YouTube ignored damning reports flagging the Jew-hatred and incitement of two notorious hate preachers with a combined total of more than 3.5 million subscribers, the JC can reveal. 

Whistleblower Khaled Hassan submitted his report on Wagdy Ghoneim, an Egyptian jihadist and Muslim Brotherhood leader, on 26 August, shortly after the fall of Afghanistan to the Taliban.

The report said that Ghoneim “celebrated” the event in four separate videos, describing supporters of the previous, democratic Afghan government as “infidels” who should be “punished”.

Ghoneim, Mr Hassan pointed out, “has been on the list of extremists banned from entering the UK for inciting terrorism since 2009”. He was wanted on terrorism charges in America since 2004, and an Egyptian court had convicted him for leading a terrorist cell in 2014. 

Mr Hassan’s report said that Ghoneim had falsely claimed that Egypt’s President Sisi “is secretly a Jewish person working on advancing the interests of Israel while causing harm to Egypt’s economy and national security”. Moreover, in 2017, YouTube had been forced to apologise to advertisers including mobile phone firm Verizon when it emerged that Ghoneim was “monetising” his channel and running its adverts.

Failing to remove Ghoneim’s videos amounted to “promoting radical ideologies and enabling radical / terrorist groups to recruit members into their ranks”, the report warned.

The second report, on hate preacher Israr Ahmed, by another Crisp employee, was sent to YouTube on 28 October.
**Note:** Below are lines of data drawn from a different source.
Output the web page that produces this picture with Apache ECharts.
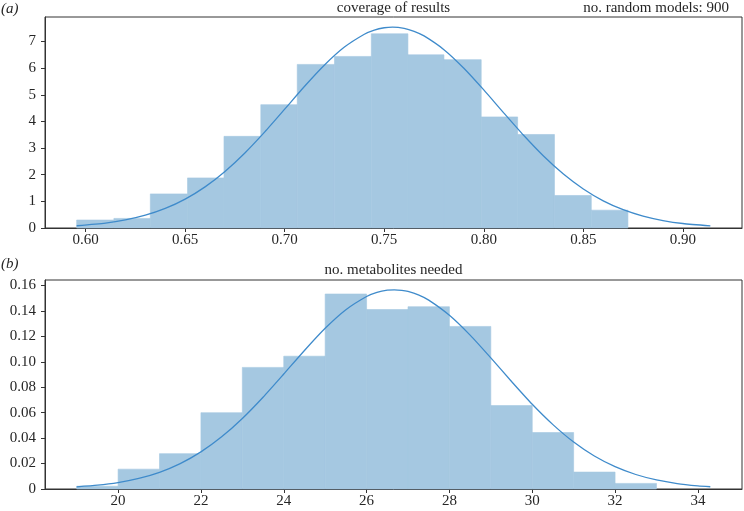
<!DOCTYPE html>
<html>
<head>
<meta charset="utf-8">
<script src="https://cdn.jsdelivr.net/npm/echarts@6/dist/echarts.min.js"></script>
<style>
  html, body { margin: 0; padding: 0; background: #fff; }
  #chart { width: 744px; height: 511px; }
</style>
</head>
<body>
<div id="chart"></div>
<script>
// ---------- data ----------
// (a) coverage of results: histogram bin edges and densities
const coverageEdges = [0.5955, 0.6142, 0.6325, 0.6512, 0.6695, 0.6880, 0.7063, 0.7250,
                       0.7435, 0.7619, 0.7800, 0.7987, 0.8170, 0.8355, 0.8540, 0.8724];
const coverageHeights = [0.30, 0.36, 1.28, 1.88, 3.44, 4.63, 6.14, 6.44, 7.29, 6.50,
                         6.32, 4.17, 3.51, 1.22, 0.67];
// fitted curve points
const coverageCurveX = [0.5955, 0.61, 0.62, 0.63, 0.64, 0.65, 0.66, 0.67, 0.68, 0.69, 0.70,
                        0.71, 0.72, 0.73, 0.74, 0.745, 0.75, 0.7542, 0.76, 0.765, 0.77, 0.78,
                        0.79, 0.80, 0.81, 0.82, 0.83, 0.84, 0.85, 0.86, 0.87, 0.88, 0.89,
                        0.90, 0.9138];
const coverageCurveY = [0.084, 0.184, 0.302, 0.479, 0.734, 1.084, 1.544, 2.124, 2.818, 3.609,
                        4.460, 5.319, 6.118, 6.790, 7.273, 7.429, 7.516, 7.540, 7.495, 7.383,
                        7.211, 6.695, 5.997, 5.183, 4.323, 3.479, 2.701, 2.024, 1.463, 1.020,
                        0.687, 0.446, 0.280, 0.169, 0.080];
const coverageXTicks = [0.60, 0.65, 0.70, 0.75, 0.80, 0.85, 0.90];
const coverageYTicks = [0, 1, 2, 3, 4, 5, 6, 7];

// (b) no. metabolites needed
const metabEdges = [19, 20, 21, 22, 23, 24, 25, 26, 27, 28, 29, 30, 31, 32, 33];
const metabHeights = [0.0022, 0.0156, 0.0278, 0.0600, 0.0956, 0.1044, 0.1533, 0.1411,
                      0.1433, 0.1278, 0.0656, 0.0444, 0.0133, 0.0044];
const metabCurveX = [19, 19.5, 20, 20.5, 21, 21.5, 22, 22.5, 23, 23.5, 24, 24.5, 25, 25.5,
                     26, 26.25, 26.5, 26.67, 26.85, 27, 27.25, 27.5, 28, 28.5, 29, 29.5, 30,
                     30.5, 31, 31.5, 32, 32.5, 33, 33.5, 34, 34.3];
const metabCurveY = [0.00168, 0.00298, 0.00508, 0.00833, 0.01314, 0.01997, 0.02916, 0.0410,
                     0.05546, 0.07218, 0.0904, 0.1089, 0.1263, 0.1409, 0.1513, 0.1545,
                     0.1563, 0.1566, 0.1562, 0.1553, 0.1526, 0.1485, 0.1366, 0.1210,
                     0.1031, 0.0845, 0.0666, 0.0506, 0.0369, 0.0259, 0.01754, 0.0114,
                     0.00714, 0.0043, 0.00249, 0.00176];
const metabXTicks = [20, 22, 24, 26, 28, 30, 32, 34];
const metabYTicks = [0, 0.02, 0.04, 0.06, 0.08, 0.10, 0.12, 0.14, 0.16];

const titleA = 'coverage of results';
const noteA = 'no. random models: 900';
const titleB = 'no. metabolites needed';

// ---------- build ----------
const FONT = '"Liberation Serif", "Times New Roman", serif';
const FS = 15;
const TXT = '#262626';
const BAR = '#a5c8e1';
const LINE = '#3f8bcb';

function binData(edges, heights) {
  return heights.map((h, i) => [edges[i], edges[i + 1], h]);
}
function zip(xs, ys) { return xs.map((x, i) => [x, ys[i]]); }

function renderBin(params, api) {
  const p0 = api.coord([api.value(0), api.value(2)]);
  const p1 = api.coord([api.value(1), 0]);
  return {
    type: 'rect',
    shape: { x: p0[0], y: p0[1], width: p1[0] - p0[0], height: p1[1] - p0[1] },
    style: { fill: BAR, stroke: BAR, lineWidth: 0.6 }
  };
}

function xAxis(idx, min, max, ticks, fmt) {
  return {
    type: 'value', gridIndex: idx, min: min, max: max,
    splitLine: { show: false },
    axisLine: { show: true, lineStyle: { color: '#333', width: 1 } },
    axisTick: { show: true, length: 4, customValues: ticks, lineStyle: { color: '#333' } },
    axisLabel: { customValues: ticks, formatter: fmt, margin: 5,
                 fontFamily: FONT, fontSize: FS, color: TXT }
  };
}
function yAxis(idx, max, ticks, fmt) {
  return {
    type: 'value', gridIndex: idx, min: 0, max: max,
    splitLine: { show: false },
    axisLine: { show: true, lineStyle: { color: '#333', width: 1 } },
    axisTick: { show: true, length: 4, customValues: ticks, lineStyle: { color: '#333' } },
    axisLabel: { customValues: ticks, formatter: fmt, margin: 9,
                 fontFamily: FONT, fontSize: FS, color: TXT }
  };
}

const chart = echarts.init(document.getElementById('chart'), null, { renderer: 'canvas' });
chart.setOption({
  animation: false,
  backgroundColor: '#fff',
  grid: [
    { left: 45, top: 17, width: 697, height: 211, show: true, borderColor: '#333', borderWidth: 1 },
    { left: 45, top: 280, width: 697, height: 209, show: true, borderColor: '#333', borderWidth: 1 }
  ],
  xAxis: [
    xAxis(0, 0.5796, 0.9297, coverageXTicks, v => v.toFixed(2)),
    xAxis(1, 18.235, 35.065, metabXTicks, v => String(Math.round(v)))
  ],
  yAxis: [
    yAxis(0, 7.92, coverageYTicks, v => String(Math.round(v))),
    yAxis(1, 0.1643, metabYTicks, v => (v === 0 ? '0' : v.toFixed(2)))
  ],
  graphic: [
    { type: 'text', x: 1, y: 9, style: { text: '(a)', font: 'italic ' + FS + 'px ' + FONT, fill: TXT, textVerticalAlign: 'middle' } },
    { type: 'text', x: 393.5, y: 8, style: { text: titleA, font: FS + 'px ' + FONT, fill: TXT, textAlign: 'center', textVerticalAlign: 'middle' } },
    { type: 'text', x: 729, y: 8, style: { text: noteA, font: FS + 'px ' + FONT, fill: TXT, textAlign: 'right', textVerticalAlign: 'middle' } },
    { type: 'text', x: 1, y: 264, style: { text: '(b)', font: 'italic ' + FS + 'px ' + FONT, fill: TXT, textVerticalAlign: 'middle' } },
    { type: 'text', x: 393.5, y: 270, style: { text: titleB, font: FS + 'px ' + FONT, fill: TXT, textAlign: 'center', textVerticalAlign: 'middle' } }
  ],
  series: [
    { type: 'custom', xAxisIndex: 0, yAxisIndex: 0, renderItem: renderBin,
      encode: { x: [0, 1], y: 2 }, data: binData(coverageEdges, coverageHeights), z: 1 },
    { type: 'line', xAxisIndex: 0, yAxisIndex: 0, data: zip(coverageCurveX, coverageCurveY),
      smooth: 0.2, showSymbol: false, lineStyle: { color: LINE, width: 1.3 }, z: 3 },
    { type: 'custom', xAxisIndex: 1, yAxisIndex: 1, renderItem: renderBin,
      encode: { x: [0, 1], y: 2 }, data: binData(metabEdges, metabHeights), z: 1 },
    { type: 'line', xAxisIndex: 1, yAxisIndex: 1, data: zip(metabCurveX, metabCurveY),
      smooth: 0.2, showSymbol: false, lineStyle: { color: LINE, width: 1.3 }, z: 3 }
  ]
});
</script>
</body>
</html>
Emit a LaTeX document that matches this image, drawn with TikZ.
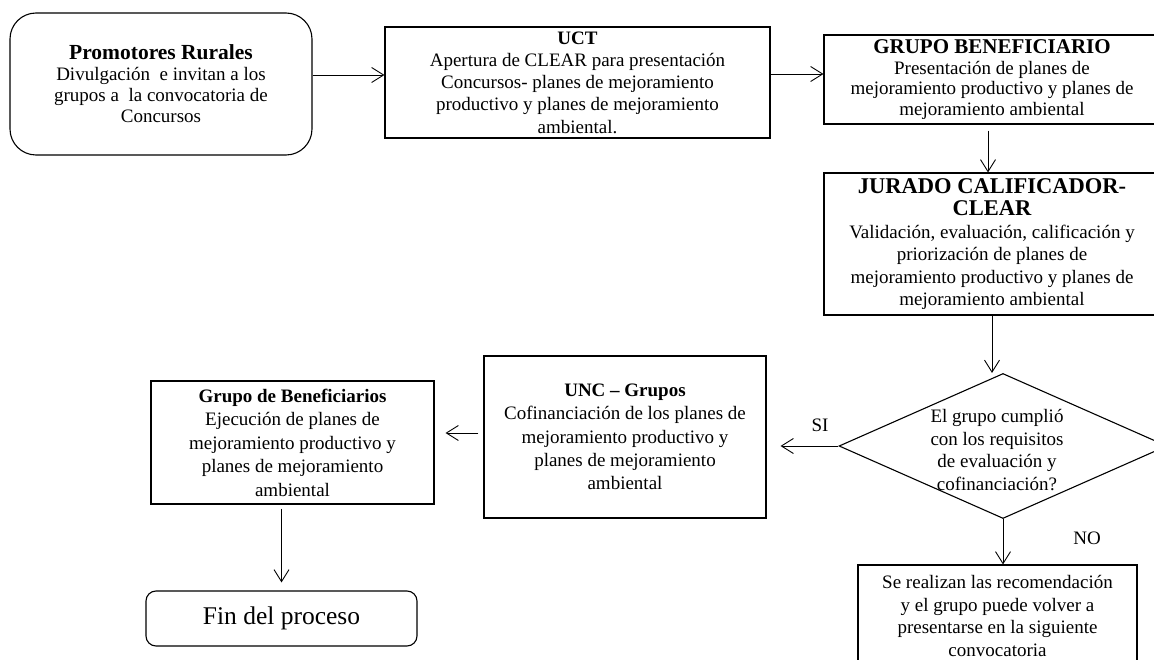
\documentclass[tikz,border=0pt]{standalone}
\usepackage{fontspec}
\setmainfont{Liberation Serif}
\usetikzlibrary{arrows.meta,calc,positioning,shapes.geometric}

\begin{document}
\begin{tikzpicture}[x=1pt,y=-1pt,
    caja/.style={draw,line width=1.1pt,align=center,inner sep=0pt},
    redonda/.style={caja,rounded corners=#1},
    decision/.style={draw,diamond,line width=1.1pt,inner sep=0pt,
        minimum width=328pt,minimum height=145pt},
    texto/.style={align=center,inner sep=0pt,font=\fontsize{19}{22.7}\selectfont},
    flecha/.style={line width=0.9pt,-{Straight Barb[length=12pt,width=15pt]}}]
    \useasboundingbox (0,0) rectangle (1154,660);

    % ---- Fila superior ----
    \node[redonda=26pt,minimum width=302pt,minimum height=142pt,
        font=\fontsize{19}{21}\selectfont] (prom) at (161,84)
        {{\fontsize{21.5}{24}\selectfont\bfseries Promotores Rurales}\\
         Divulgación\ \ e invitan a los\\grupos a\ \ la convocatoria de\\Concursos};
    \node[caja,minimum width=385pt,minimum height=111pt,
        font=\fontsize{19}{22.3}\selectfont] (uct) at (577.5,82.5)
        {{\bfseries UCT}\\Apertura de CLEAR para presentación\\
         Concursos- planes de mejoramiento\\productivo y planes de mejoramiento\\ambiental.};
    \node[caja,minimum width=336pt,minimum height=89pt,
        font=\fontsize{19}{20.5}\selectfont] (gru) at (992,79.5)
        {{\fontsize{21}{23}\selectfont\bfseries GRUPO BENEFICIARIO}\\
         Presentación de planes de\\mejoramiento productivo y planes de\\mejoramiento ambiental};

    % ---- Columna derecha ----
    \node[caja,minimum width=336pt,minimum height=142pt,
        font=\fontsize{19}{22.4}\selectfont] (jur) at (992,244)
        {{\fontsize{22.5}{24}\selectfont\bfseries JURADO CALIFICADOR-}\\
         {\fontsize{22.5}{24}\selectfont\bfseries CLEAR}\\
         Validación, evaluación, calificación y\\priorización de planes de\\
         mejoramiento productivo y planes de\\mejoramiento ambiental};
    \node[decision] (dec) at (1003,446) {};
    \node[texto] (dectxt) at ($(dec)+(-6,4)$)
        {El grupo cumplió\\con los requisitos\\de evaluación y\\cofinanciación?};
    \node[caja,minimum width=279pt,minimum height=102pt,
        font=\fontsize{19}{22.6}\selectfont] (rec) at (997.5,616)
        {Se realizan las recomendación\\y el grupo puede volver a\\
         presentarse en la siguiente\\convocatoria};

    % ---- Fila inferior ----
    \node[caja,minimum width=282pt,minimum height=162pt,
        font=\fontsize{19}{23.3}\selectfont] (unc) at (625,437)
        {{\bfseries UNC – Grupos}\\Cofinanciación de los planes de\\
         mejoramiento productivo y\\planes de mejoramiento\\ambiental};
    \node[caja,minimum width=283pt,minimum height=123pt,
        font=\fontsize{19}{23.5}\selectfont] (ben) at (292.5,442.5)
        {{\bfseries Grupo de Beneficiarios}\\Ejecución de planes de\\
         mejoramiento productivo y\\planes de mejoramiento\\ambiental};
    \node[redonda=10pt,minimum width=271pt,minimum height=55pt,
        font=\fontsize{25.5}{28}\selectfont] (fin) at (281.5,618.5) {Fin del proceso};

    % ---- Etiquetas ----
    \node[texto] (lblsi) at (820,425) {SI};
    \node[texto] (lblno) at (1087,538) {NO};

    % ---- Flechas ----
    \draw[flecha] ([yshift=9pt]prom.east) -- ([yshift=9pt]prom.east -| uct.west);
    \draw[flecha] ([yshift=5.5pt]gru.west -| uct.east) -- ([yshift=5.5pt]gru.west);
    \draw[flecha,shorten <=6pt] ([xshift=-4pt]gru.south) -- ([xshift=-4pt]jur.north);
    \draw[flecha] (jur.south) -- (jur.south |- dec.north);
    \draw[flecha,shorten >=14pt] (dec.west) -- (dec.west -| unc.east);
    \draw[flecha,shorten <=5pt,shorten >=11pt] ([yshift=4pt]unc.west) -- ([yshift=4pt]unc.west -| ben.east);
    \draw[flecha,shorten <=4pt,shorten >=8pt] (fin.north |- ben.south) -- (fin.north);
    \draw[flecha] (dec.south) -- (dec.south |- rec.north);

\end{tikzpicture}
\end{document}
It flagged that in his videos, Ahmed “used the phrase ‘Jew World Order’.” The preacher argued that Jews – described as “cursed people” and a “cursed race” – had conspired against Muslims for centuries, and that they were followers of Satan, intent on destroying Islam. 

The videos “pose a serious risk of inciting hatred against Jews [and] a realistic possibility of leading to real-world violence”, the report warned. 

This appeared to come true when Blackburn-born terrorist Malik Faisal Akram, who had watched the videos, took four people hostage at gunpoint in a Texas synagogue in January.